(AIM OF THE TASK)
Write out the material again word for word, dropping any images it holds.

(INFORMATION SUPPLIED)
-- -- --

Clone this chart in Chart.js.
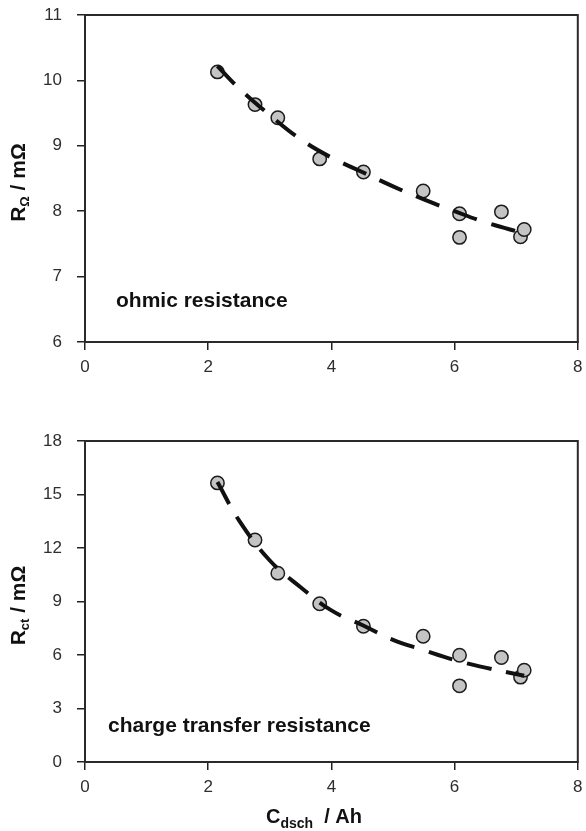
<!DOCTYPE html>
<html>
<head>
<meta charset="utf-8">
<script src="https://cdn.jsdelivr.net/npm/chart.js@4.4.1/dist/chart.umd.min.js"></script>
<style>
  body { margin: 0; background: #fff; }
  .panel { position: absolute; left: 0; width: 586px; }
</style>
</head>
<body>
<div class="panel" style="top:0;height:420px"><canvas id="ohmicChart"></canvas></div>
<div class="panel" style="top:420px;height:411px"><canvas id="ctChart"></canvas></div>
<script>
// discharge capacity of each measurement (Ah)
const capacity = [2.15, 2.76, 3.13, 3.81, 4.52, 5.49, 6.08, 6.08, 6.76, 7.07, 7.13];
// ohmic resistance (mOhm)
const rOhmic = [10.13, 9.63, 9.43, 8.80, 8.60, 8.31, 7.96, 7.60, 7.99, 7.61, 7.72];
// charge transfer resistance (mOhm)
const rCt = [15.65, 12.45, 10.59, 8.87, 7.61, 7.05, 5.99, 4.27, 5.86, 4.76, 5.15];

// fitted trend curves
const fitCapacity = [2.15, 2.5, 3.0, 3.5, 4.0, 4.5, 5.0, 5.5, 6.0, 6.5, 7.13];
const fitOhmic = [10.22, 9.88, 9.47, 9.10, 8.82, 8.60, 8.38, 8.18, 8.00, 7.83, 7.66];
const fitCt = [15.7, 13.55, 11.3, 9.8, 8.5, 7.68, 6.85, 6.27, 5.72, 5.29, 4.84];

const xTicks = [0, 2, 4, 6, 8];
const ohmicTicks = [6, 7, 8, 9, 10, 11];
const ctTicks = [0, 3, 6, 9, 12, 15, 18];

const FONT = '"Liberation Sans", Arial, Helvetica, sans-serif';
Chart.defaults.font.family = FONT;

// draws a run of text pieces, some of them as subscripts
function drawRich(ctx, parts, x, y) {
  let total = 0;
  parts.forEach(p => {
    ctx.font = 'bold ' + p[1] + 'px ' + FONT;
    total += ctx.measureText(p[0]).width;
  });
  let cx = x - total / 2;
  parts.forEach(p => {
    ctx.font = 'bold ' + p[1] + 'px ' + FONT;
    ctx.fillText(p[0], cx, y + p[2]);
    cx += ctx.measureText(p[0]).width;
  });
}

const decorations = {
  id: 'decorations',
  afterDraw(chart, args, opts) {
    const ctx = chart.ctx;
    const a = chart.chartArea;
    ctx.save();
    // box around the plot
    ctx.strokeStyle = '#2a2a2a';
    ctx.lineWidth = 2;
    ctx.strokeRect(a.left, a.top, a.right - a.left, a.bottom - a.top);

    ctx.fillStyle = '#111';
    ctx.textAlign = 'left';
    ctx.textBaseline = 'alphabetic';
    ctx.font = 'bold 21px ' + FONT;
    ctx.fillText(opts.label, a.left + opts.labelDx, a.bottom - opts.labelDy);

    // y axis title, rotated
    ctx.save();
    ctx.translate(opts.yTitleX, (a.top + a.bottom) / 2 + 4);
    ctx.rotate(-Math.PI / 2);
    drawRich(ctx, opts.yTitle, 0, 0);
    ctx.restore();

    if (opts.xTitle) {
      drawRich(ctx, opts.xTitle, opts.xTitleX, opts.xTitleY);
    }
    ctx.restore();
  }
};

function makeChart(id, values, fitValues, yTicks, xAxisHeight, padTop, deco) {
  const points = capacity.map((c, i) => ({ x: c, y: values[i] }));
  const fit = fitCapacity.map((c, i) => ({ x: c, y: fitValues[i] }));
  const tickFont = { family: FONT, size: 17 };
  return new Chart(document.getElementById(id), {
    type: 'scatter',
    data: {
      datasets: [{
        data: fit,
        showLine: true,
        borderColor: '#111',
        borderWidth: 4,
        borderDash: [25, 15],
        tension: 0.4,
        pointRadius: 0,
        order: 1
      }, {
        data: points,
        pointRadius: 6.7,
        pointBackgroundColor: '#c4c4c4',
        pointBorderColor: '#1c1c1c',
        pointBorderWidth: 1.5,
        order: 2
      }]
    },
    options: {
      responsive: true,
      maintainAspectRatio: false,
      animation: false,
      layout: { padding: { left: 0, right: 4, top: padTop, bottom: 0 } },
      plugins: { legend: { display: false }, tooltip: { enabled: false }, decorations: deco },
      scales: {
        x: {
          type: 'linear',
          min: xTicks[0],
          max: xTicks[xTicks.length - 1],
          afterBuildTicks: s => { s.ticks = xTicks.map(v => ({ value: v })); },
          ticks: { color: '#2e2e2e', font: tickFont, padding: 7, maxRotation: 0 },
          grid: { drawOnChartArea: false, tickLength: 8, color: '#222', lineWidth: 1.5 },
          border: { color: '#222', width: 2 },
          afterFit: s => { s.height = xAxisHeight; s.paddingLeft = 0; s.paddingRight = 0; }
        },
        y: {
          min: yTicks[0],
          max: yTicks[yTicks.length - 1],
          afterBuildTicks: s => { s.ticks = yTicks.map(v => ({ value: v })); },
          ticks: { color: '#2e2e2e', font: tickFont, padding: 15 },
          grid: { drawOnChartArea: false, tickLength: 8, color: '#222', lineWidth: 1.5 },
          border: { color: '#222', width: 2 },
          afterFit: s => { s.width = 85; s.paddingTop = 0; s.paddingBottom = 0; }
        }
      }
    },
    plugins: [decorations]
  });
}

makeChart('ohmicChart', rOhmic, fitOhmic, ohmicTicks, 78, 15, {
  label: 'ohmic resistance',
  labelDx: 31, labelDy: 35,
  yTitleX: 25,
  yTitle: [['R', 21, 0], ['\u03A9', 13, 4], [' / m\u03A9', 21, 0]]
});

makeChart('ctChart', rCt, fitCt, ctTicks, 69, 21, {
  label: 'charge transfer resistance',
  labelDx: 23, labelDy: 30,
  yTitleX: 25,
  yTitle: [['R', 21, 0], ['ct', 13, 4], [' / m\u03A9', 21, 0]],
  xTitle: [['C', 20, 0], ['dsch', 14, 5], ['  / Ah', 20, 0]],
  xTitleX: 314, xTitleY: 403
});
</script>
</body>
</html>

-- -- --

(ANSWER TO THE TASK)
Clone this chart in Chart.js.
<!DOCTYPE html>
<html>
<head>
<meta charset="utf-8">
<script src="https://cdn.jsdelivr.net/npm/chart.js@4.4.1/dist/chart.umd.min.js"></script>
<style>
  body { margin: 0; background: #fff; }
  .panel { position: absolute; left: 0; width: 586px; }
</style>
</head>
<body>
<div class="panel" style="top:0;height:420px"><canvas id="ohmicChart"></canvas></div>
<div class="panel" style="top:420px;height:411px"><canvas id="ctChart"></canvas></div>
<script>
// discharge capacity of each measurement (Ah)
const capacity = [2.15, 2.76, 3.13, 3.81, 4.52, 5.49, 6.08, 6.08, 6.76, 7.07, 7.13];
// ohmic resistance (mOhm)
const rOhmic = [10.13, 9.63, 9.43, 8.80, 8.60, 8.31, 7.96, 7.60, 7.99, 7.61, 7.72];
// charge transfer resistance (mOhm)
const rCt = [15.65, 12.45, 10.59, 8.87, 7.61, 7.05, 5.99, 4.27, 5.86, 4.76, 5.15];

// fitted trend curves
const fitCapacity = [2.15, 2.5, 3.0, 3.5, 4.0, 4.5, 5.0, 5.5, 6.0, 6.5, 7.13];
const fitOhmic = [10.22, 9.88, 9.47, 9.10, 8.82, 8.60, 8.38, 8.18, 8.00, 7.83, 7.66];
const fitCt = [15.7, 13.55, 11.3, 9.8, 8.5, 7.68, 6.85, 6.27, 5.72, 5.29, 4.84];

const xTicks = [0, 2, 4, 6, 8];
const ohmicTicks = [6, 7, 8, 9, 10, 11];
const ctTicks = [0, 3, 6, 9, 12, 15, 18];

const FONT = '"Liberation Sans", Arial, Helvetica, sans-serif';
Chart.defaults.font.family = FONT;

// draws a run of text pieces, some of them as subscripts
function drawRich(ctx, parts, x, y) {
  let total = 0;
  parts.forEach(p => {
    ctx.font = 'bold ' + p[1] + 'px ' + FONT;
    total += ctx.measureText(p[0]).width;
  });
  let cx = x - total / 2;
  parts.forEach(p => {
    ctx.font = 'bold ' + p[1] + 'px ' + FONT;
    ctx.fillText(p[0], cx, y + p[2]);
    cx += ctx.measureText(p[0]).width;
  });
}

const decorations = {
  id: 'decorations',
  afterDraw(chart, args, opts) {
    const ctx = chart.ctx;
    const a = chart.chartArea;
    ctx.save();
    // box around the plot
    ctx.strokeStyle = '#2a2a2a';
    ctx.lineWidth = 2;
    ctx.strokeRect(a.left, a.top, a.right - a.left, a.bottom - a.top);

    ctx.fillStyle = '#111';
    ctx.textAlign = 'left';
    ctx.textBaseline = 'alphabetic';
    ctx.font = 'bold 21px ' + FONT;
    ctx.fillText(opts.label, a.left + opts.labelDx, a.bottom - opts.labelDy);

    // y axis title, rotated
    ctx.save();
    ctx.translate(opts.yTitleX, (a.top + a.bottom) / 2 + 4);
    ctx.rotate(-Math.PI / 2);
    drawRich(ctx, opts.yTitle, 0, 0);
    ctx.restore();

    if (opts.xTitle) {
      drawRich(ctx, opts.xTitle, opts.xTitleX, opts.xTitleY);
    }
    ctx.restore();
  }
};

function makeChart(id, values, fitValues, yTicks, xAxisHeight, padTop, deco) {
  const points = capacity.map((c, i) => ({ x: c, y: values[i] }));
  const fit = fitCapacity.map((c, i) => ({ x: c, y: fitValues[i] }));
  const tickFont = { family: FONT, size: 17 };
  return new Chart(document.getElementById(id), {
    type: 'scatter',
    data: {
      datasets: [{
        data: fit,
        showLine: true,
        borderColor: '#111',
        borderWidth: 4,
        borderDash: [25, 15],
        tension: 0.4,
        pointRadius: 0,
        order: 1
      }, {
        data: points,
        pointRadius: 6.7,
        pointBackgroundColor: '#c4c4c4',
        pointBorderColor: '#1c1c1c',
        pointBorderWidth: 1.5,
        order: 2
      }]
    },
    options: {
      responsive: true,
      maintainAspectRatio: false,
      animation: false,
      layout: { padding: { left: 0, right: 4, top: padTop, bottom: 0 } },
      plugins: { legend: { display: false }, tooltip: { enabled: false }, decorations: deco },
      scales: {
        x: {
          type: 'linear',
          min: xTicks[0],
          max: xTicks[xTicks.length - 1],
          afterBuildTicks: s => { s.ticks = xTicks.map(v => ({ value: v })); },
          ticks: { color: '#2e2e2e', font: tickFont, padding: 7, maxRotation: 0 },
          grid: { drawOnChartArea: false, tickLength: 8, color: '#222', lineWidth: 1.5 },
          border: { color: '#222', width: 2 },
          afterFit: s => { s.height = xAxisHeight; s.paddingLeft = 0; s.paddingRight = 0; }
        },
        y: {
          min: yTicks[0],
          max: yTicks[yTicks.length - 1],
          afterBuildTicks: s => { s.ticks = yTicks.map(v => ({ value: v })); },
          ticks: { color: '#2e2e2e', font: tickFont, padding: 15 },
          grid: { drawOnChartArea: false, tickLength: 8, color: '#222', lineWidth: 1.5 },
          border: { color: '#222', width: 2 },
          afterFit: s => { s.width = 85; s.paddingTop = 0; s.paddingBottom = 0; }
        }
      }
    },
    plugins: [decorations]
  });
}

makeChart('ohmicChart', rOhmic, fitOhmic, ohmicTicks, 78, 15, {
  label: 'ohmic resistance',
  labelDx: 31, labelDy: 35,
  yTitleX: 25,
  yTitle: [['R', 21, 0], ['\u03A9', 13, 4], [' / m\u03A9', 21, 0]]
});

makeChart('ctChart', rCt, fitCt, ctTicks, 69, 21, {
  label: 'charge transfer resistance',
  labelDx: 23, labelDy: 30,
  yTitleX: 25,
  yTitle: [['R', 21, 0], ['ct', 13, 4], [' / m\u03A9', 21, 0]],
  xTitle: [['C', 20, 0], ['dsch', 14, 5], ['  / Ah', 20, 0]],
  xTitleX: 314, xTitleY: 403
});
</script>
</body>
</html>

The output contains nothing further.